I know I truly am blessed to have beautiful healthy boys, and wouldn't trade them for anything. I pray that I will be able to show them how much I love them and not lose control so much when they do things to make me mad.
Today was an eye opener...one that I needed desperately...
LIFE ISN'T SO BAD AFTER ALL...

5 comments:

Unknown said...

Awwwwww!!! Wait, let me get a tissue.

Your boys are so sweet. You are one lucky woman, ya know that?

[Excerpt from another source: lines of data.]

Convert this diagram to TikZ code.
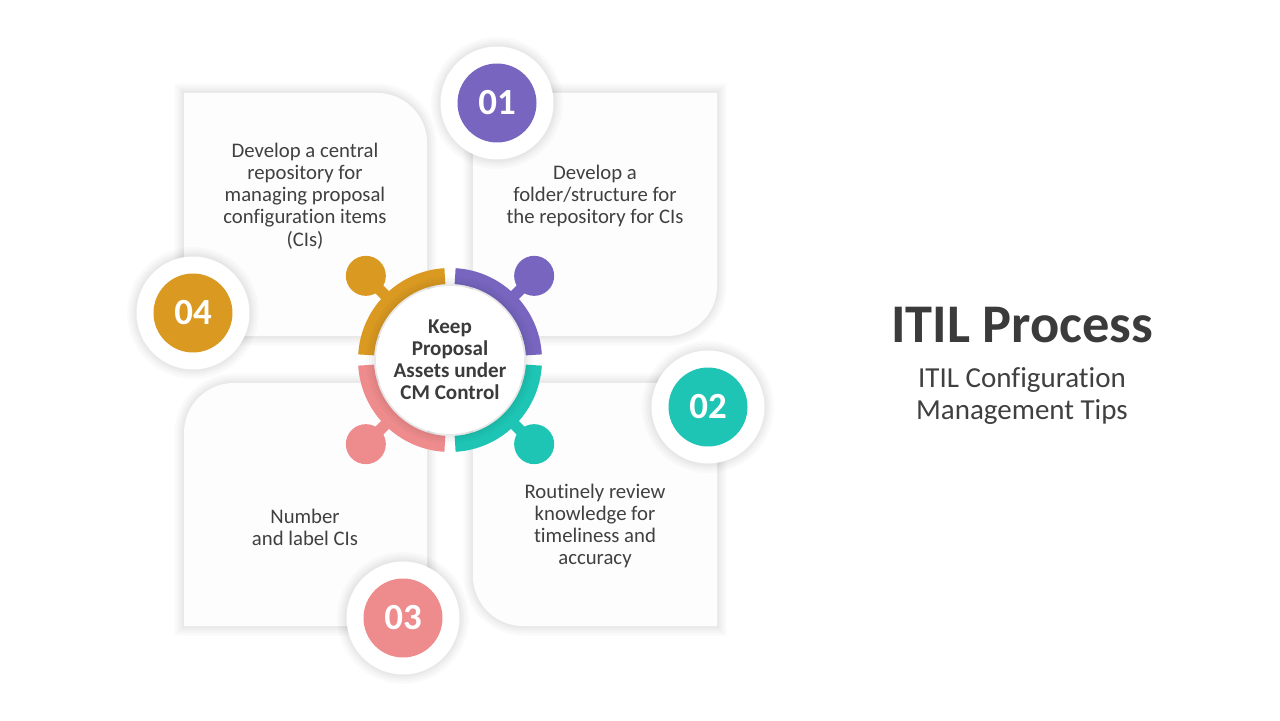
\documentclass[tikz,border=0pt]{standalone}
\usepackage{fontspec}
\setmainfont{Carlito}[Ligatures=NoCommon]
\usetikzlibrary{positioning}
\definecolor{itilpurple}{HTML}{7765BF}
\definecolor{itilteal}{HTML}{1EC5B4}
\definecolor{itilpink}{HTML}{EE8B8C}
\definecolor{itilgold}{HTML}{DA9A22}
\definecolor{cardgray}{HTML}{FDFDFD}
\definecolor{textgray}{HTML}{404040}
\definecolor{titlegray}{HTML}{3B3B3B}

\begin{document}
\begin{tikzpicture}[x=0.02cm,y=0.02cm,
  softshadow/.style={preaction={draw=black,draw opacity=0.018,line width=0.38cm},
    preaction={draw=black,draw opacity=0.02,line width=0.28cm},
    preaction={draw=black,draw opacity=0.022,line width=0.18cm},
    preaction={draw=black,draw opacity=0.025,line width=0.09cm}},
  card/.style={fill=cardgray,softshadow},
  cardtext/.style={text=textgray,align=center,font=\fontsize{11.8}{12.6}\selectfont},
  badgering/.style={circle,fill=white,minimum size=2.26cm,inner sep=0pt,softshadow},
  badge/.style={circle,minimum size=1.58cm,inner sep=0pt,text=white,font=\bfseries\fontsize{21}{24}\selectfont}]
  \useasboundingbox (0,0) rectangle (1280,720); % 画像全体の範囲
  \fill[white] (0,0) rectangle (1280,720); % 背景

  \path[card] (184,384) -- (184,627) -- (377,627) arc[start angle=90,end angle=0,radius=50] -- (427,384) -- cycle; % 左上のカード（右上が丸い）
  \path[card] (473,384) -- (473,627) -- (717,627) -- (717,434) arc[start angle=0,end angle=-90,radius=50] -- cycle; % 右上のカード（右下が丸い）
  \path[card] (184,94) -- (184,287) arc[start angle=180,end angle=90,radius=50] -- (427,337) -- (427,94) -- cycle; % 左下のカード（左上が丸い）
  \path[card] (523,94) -- (717,94) -- (717,337) -- (473,337) -- (473,144) arc[start angle=180,end angle=270,radius=50] -- cycle; % 右下のカード（左下が丸い）

  \node[cardtext] (tip1) at (305,524) {Develop a central\\repository for\\managing proposal\\configuration items\\(CIs)}; % 左上カードの文
  \node[cardtext] (tip2) at (595,524) {Develop a\\folder/structure for\\the repository for CIs}; % 右上カードの文
  \node[cardtext] (tip3) at (305,193) {Number\\and label CIs}; % 左下カードの文
  \node[cardtext] (tip4) at (595,194) {Routinely review\\knowledge for\\timeliness and\\accuracy}; % 右下カードの文

  \coordinate (hub) at (450,360); % 中央の円の中心
  \fill[itilgold] (hub) ++(93.5:92) arc[start angle=93.5,end angle=176.5,radius=92] -- ++(176.5:-16) arc[start angle=176.5,end angle=93.5,radius=76] -- cycle; % 左上の弧
  \fill[itilpurple] (hub) ++(3.5:92) arc[start angle=3.5,end angle=86.5,radius=92] -- ++(86.5:-16) arc[start angle=86.5,end angle=3.5,radius=76] -- cycle; % 右上の弧
  \fill[itilteal] (hub) ++(-86.5:92) arc[start angle=-86.5,end angle=-3.5,radius=92] -- ++(-3.5:-16) arc[start angle=-3.5,end angle=-86.5,radius=76] -- cycle; % 右下の弧
  \fill[itilpink] (hub) ++(183.5:92) arc[start angle=183.5,end angle=266.5,radius=92] -- ++(266.5:-16) arc[start angle=266.5,end angle=183.5,radius=76] -- cycle; % 左下の弧
  \draw[itilgold,line width=0.22cm] (hub) ++(135:88) -- ++(135:31); % 左上の首
  \draw[itilpurple,line width=0.22cm] (hub) ++(45:88) -- ++(45:31); % 右上の首
  \draw[itilteal,line width=0.22cm] (hub) ++(-45:88) -- ++(-45:31); % 右下の首
  \draw[itilpink,line width=0.22cm] (hub) ++(-135:88) -- ++(-135:31); % 左下の首
  \fill[itilgold] (hub) ++(135:119) circle[radius=20]; % 左上の玉
  \fill[itilpurple] (hub) ++(45:119) circle[radius=20]; % 右上の玉
  \fill[itilteal] (hub) ++(-45:119) circle[radius=20]; % 右下の玉
  \fill[itilpink] (hub) ++(-135:119) circle[radius=20]; % 左下の玉
  \node[circle,fill=white,minimum size=2.96cm,inner sep=0pt,softshadow,text=titlegray,align=center,
    font=\bfseries\fontsize{12}{12.6}\selectfont] (core) at (hub) {Keep\\Proposal\\Assets under\\CM Control}; % 中央の円と文

  \node[badgering] (ring1) at (497,617) {}; % 01 の白い縁
  \node[badge,fill=itilpurple] (num1) at (ring1) {01}; % 01
  \node[badgering] (ring2) at (708,313) {}; % 02 の白い縁
  \node[badge,fill=itilteal] (num2) at (ring2) {02}; % 02
  \node[badgering] (ring3) at (403,102) {}; % 03 の白い縁
  \node[badge,fill=itilpink] (num3) at (ring3) {03}; % 03
  \node[badgering] (ring4) at (193,407) {}; % 04 の白い縁
  \node[badge,fill=itilgold] (num4) at (ring4) {04}; % 04

  \node[text=titlegray,font=\bfseries\fontsize{31}{36}\selectfont] (title) at (1022,395) {ITIL Process}; % 題名
  \node[text=textgray,align=center,font=\fontsize{16.5}{18.2}\selectfont,below=0.25cm of title] (subtitle) {ITIL Configuration\\Management Tips}; % 副題
\end{tikzpicture}
\end{document}
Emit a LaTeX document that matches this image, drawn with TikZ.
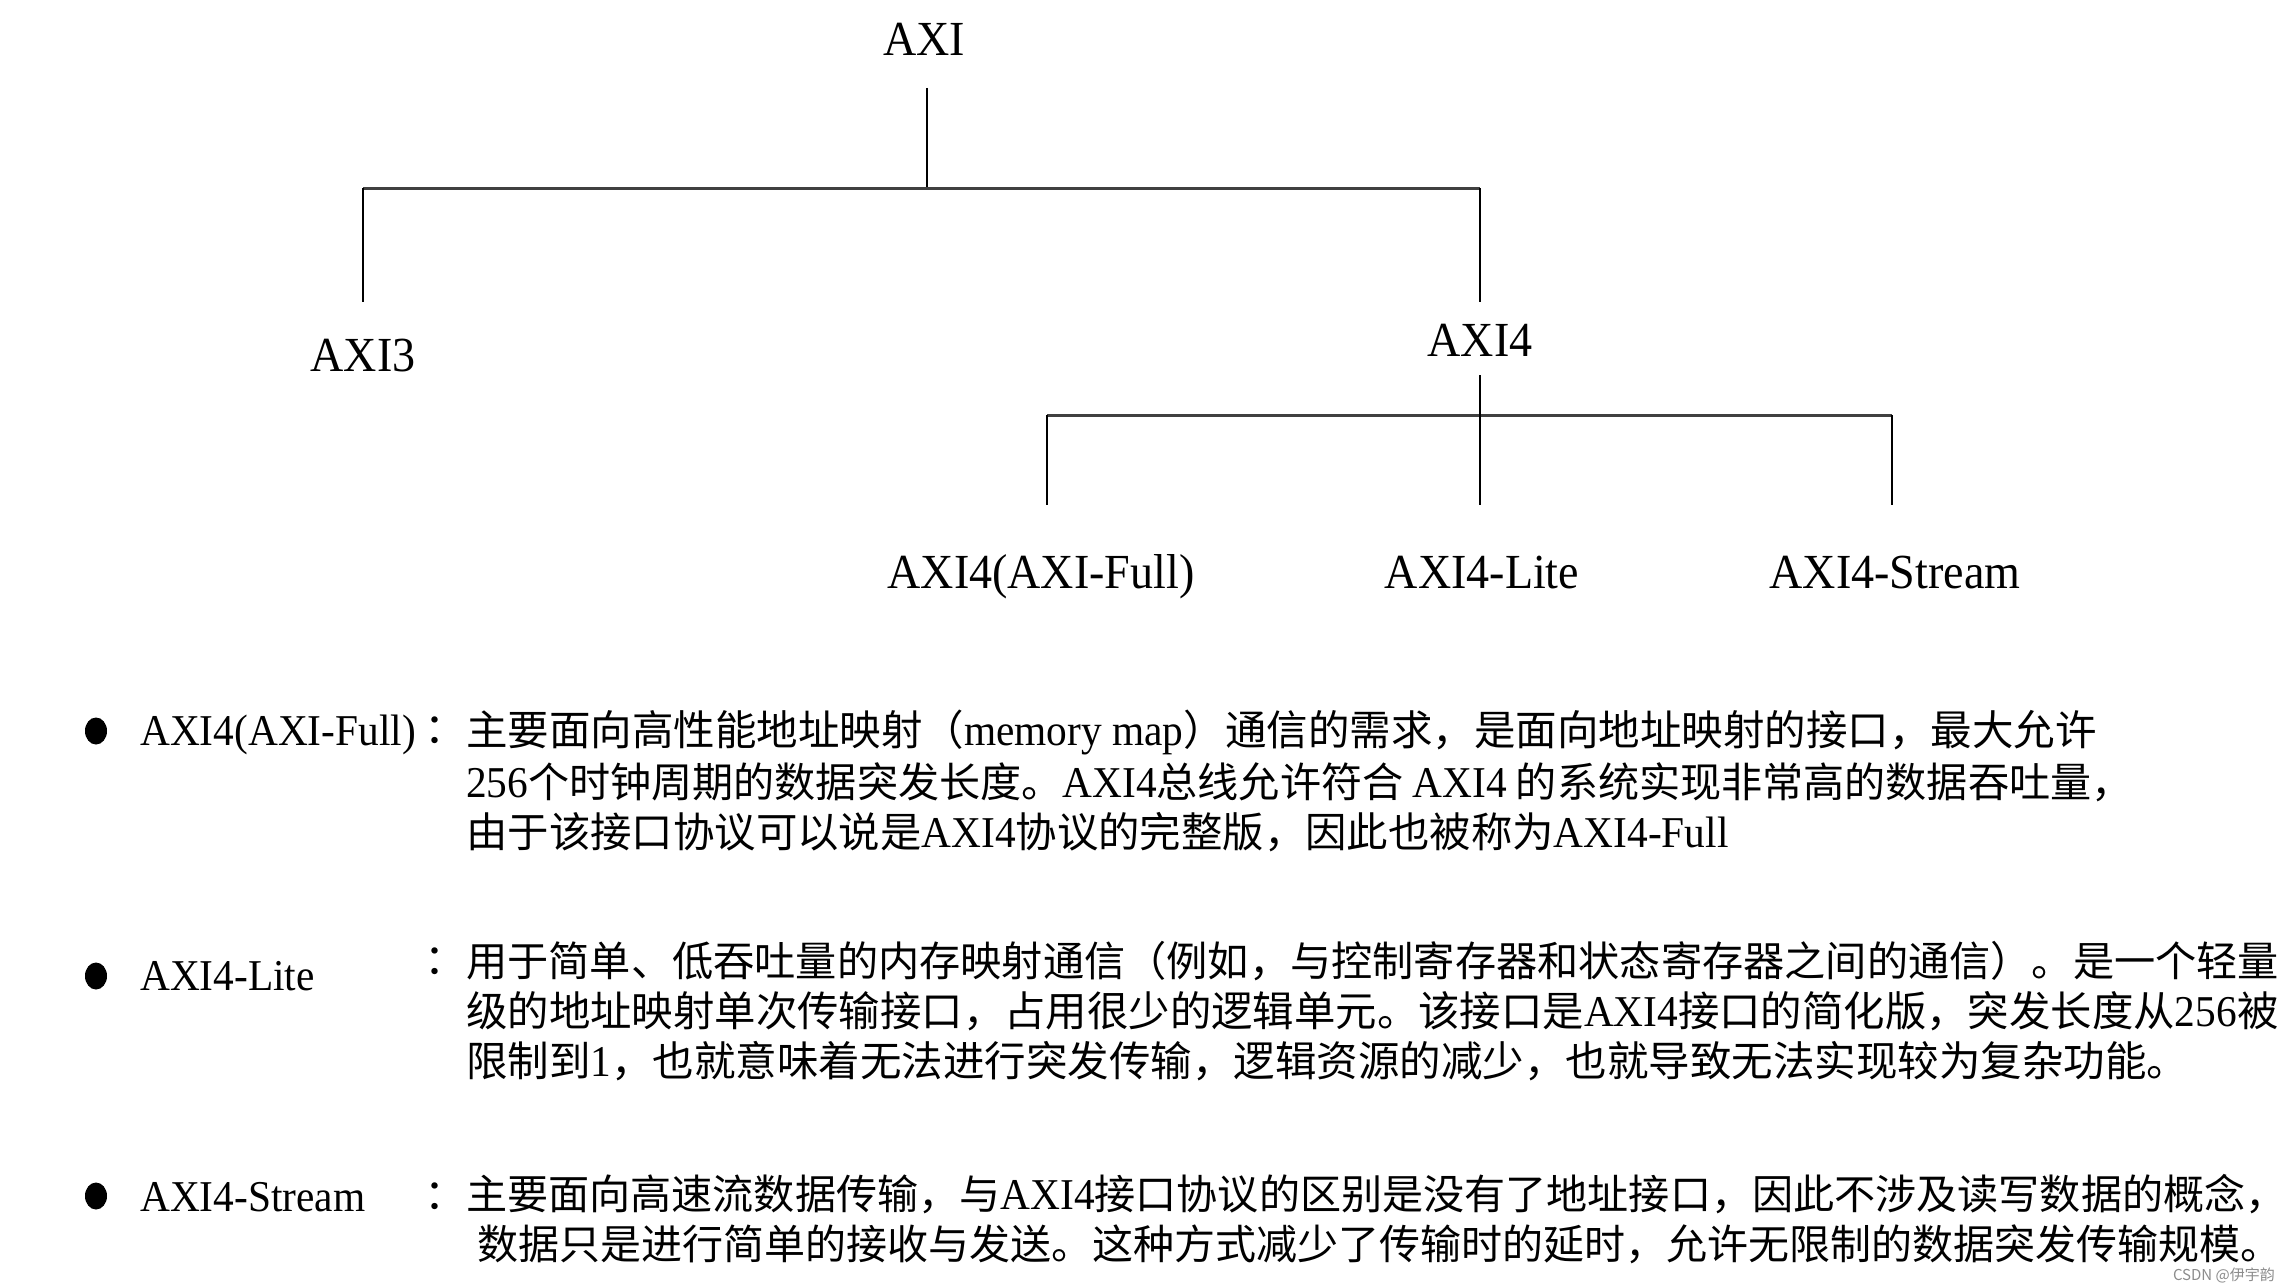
\documentclass[tikz,border=0pt]{standalone}
\usepackage{fontspec}
\usetikzlibrary{shapes.geometric}
\setmainfont{Liberation Serif}[FakeStretch=0.94]
\newfontfamily\cjk{Noto Sans CJK SC}
\newcommand\lat[1]{{\fontsize{44}{50}\selectfont\rmfamily #1}}
\begin{document}
\begin{tikzpicture}[x=1pt,y=-1pt,
  treelabel/.style={inner sep=0pt,anchor=base,font=\fontsize{49}{55}\selectfont},
  stem/.style={line width=2pt,black},
  hbar/.style={line width=3pt,black!75},
  txt/.style={inner sep=0pt,anchor=base west,font=\fontsize{#1}{50}\selectfont\cjk},
  lbl/.style={inner sep=0pt,anchor=base west,font=\fontsize{44}{50}\selectfont},
  colon/.style={inner sep=0pt,anchor=base west,font=\fontsize{42}{50}\selectfont\cjk},
  dot/.style={fill=black,draw=none,ellipse,minimum width=22pt,minimum height=27pt,inner sep=0pt}
]
\useasboundingbox[fill=white] (0,0) rectangle (2289,1287);

% tree labels
\node[treelabel] (axi) at (924,56) {AXI};
\node[treelabel] (axi3) at (363,371) {AXI3};
\node[treelabel] (axi4) at (1480,356) {AXI4};
\node[treelabel] (full) at (1041,588) {AXI4(AXI-Full)};
\node[treelabel] (lite) at (1482,588) {AXI4-Lite};
\node[treelabel] (stream) at (1895,588) {AXI4-Stream};

% junction coordinates
\coordinate (axis) at (927,88);
\coordinate (bar1) at (927,188);
\coordinate (bar1l) at (363,188);
\coordinate (bar1r) at (1480,188);
\coordinate (axi3n) at (363,302);
\coordinate (axi4n) at (1480,302);
\coordinate (axi4s) at (1480,375);
\coordinate (bar2l) at (1047,415);
\coordinate (bar2r) at (1892,415);
\coordinate (fulln) at (1047,505);
\coordinate (liten) at (1480,505);
\coordinate (streamn) at (1892,505);

\draw[stem] (axis) -- (bar1);
\draw[hbar] (bar1l) -- (bar1r);
\draw[stem] (bar1l) -- (axi3n);
\draw[stem] (bar1r) -- (axi4n);
\draw[hbar] (bar2l) -- (bar2r);
\draw[stem] (axi4s) -- (liten);
\draw[stem] (bar2l) -- (fulln);
\draw[stem] (bar2r) -- (streamn);

% bullets
\node[dot] (b1) at (96,731) {};
\node[dot] (b2) at (96,976) {};
\node[dot] (b3) at (96,1196) {};

% labels
\node[lbl] (l1) at (140,745) {AXI4(AXI-Full)};
\node[lbl] (l2) at (140,990) {AXI4-Lite};
\node[lbl] (l3) at (140,1211) {AXI4-Stream};

% colons
\node[colon] (c1) at (424,743) {：};
\node[colon] (c2) at (424,974) {：};
\node[colon] (c3) at (424,1209) {：};

% block 1
\node[txt=41.5] (t11) at (466,745) {主要面向高性能地址映射（\lat{memory map}）通信的需求，是面向地址映射的接口，最大允许};
\node[txt=41.1] (t12) at (466,797) {\lat{256}个时钟周期的数据突发长度。\lat{AXI4}总线允许符合 \lat{AXI4} 的系统实现非常高的数据吞吐量，};
\node[txt=41.4] (t13) at (466,847) {由于该接口协议可以说是\lat{AXI4}协议的完整版，因此也被称为\lat{AXI4-Full}};

% block 2
\node[txt=41.2] (t21) at (466,976) {用于简单、低吞吐量的内存映射通信（例如，与控制寄存器和状态寄存器之间的通信）。是一个轻量};
\node[txt=41.4] (t22) at (466,1026) {级的地址映射单次传输接口，占用很少的逻辑单元。该接口是\lat{AXI4}接口的简化版，突发长度从\lat{256}被};
\node[txt=41.5] (t23) at (466,1076) {限制到\lat{1}，也就意味着无法进行突发传输，逻辑资源的减少，也就导致无法实现较为复杂功能。};

% block 3
\node[txt=41.1] (t31) at (466,1209) {主要面向高速流数据传输，与\lat{AXI4}接口协议的区别是没有了地址接口，因此不涉及读写数据的概念，};
\node[txt=41] (t32) at (477,1259) {数据只是进行简单的接收与发送。这种方式减少了传输时的延时，允许无限制的数据突发传输规模。};

% watermark
\node[inner sep=0pt,anchor=base east,font=\fontsize{15}{18}\selectfont\cjk,text=black!45] (wm) at (2275,1280) {CSDN @伊宇韵};
\end{tikzpicture}
\end{document}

Matt and Kay Jones said...

Hey Miss Shari Beth! I can't believe how big the boys are getting! We would love to do dinner this Sunday. There is a chance we may go out of town this weekend, but if not we are for sure on! I will let you know by Friday.

Jennifer B. said...

Wow. Way to turn a hectic day into a profound life lesson.

Good Mommy!

Unknown said...

great story - as I was reading that I saw myself about 6 billion other people across the world going through the same thing... and I laughed - not at you though, just at the fact that we all have to go through CRAP to see how good life really is!

Kim Harvey said...

What a great story, Shari. Don't you love kids and their unconditional love and forgiveness for their mommies! I can relate so much to this story, because I myself am a bit crazed lately. Thanks for sharing. Love ya.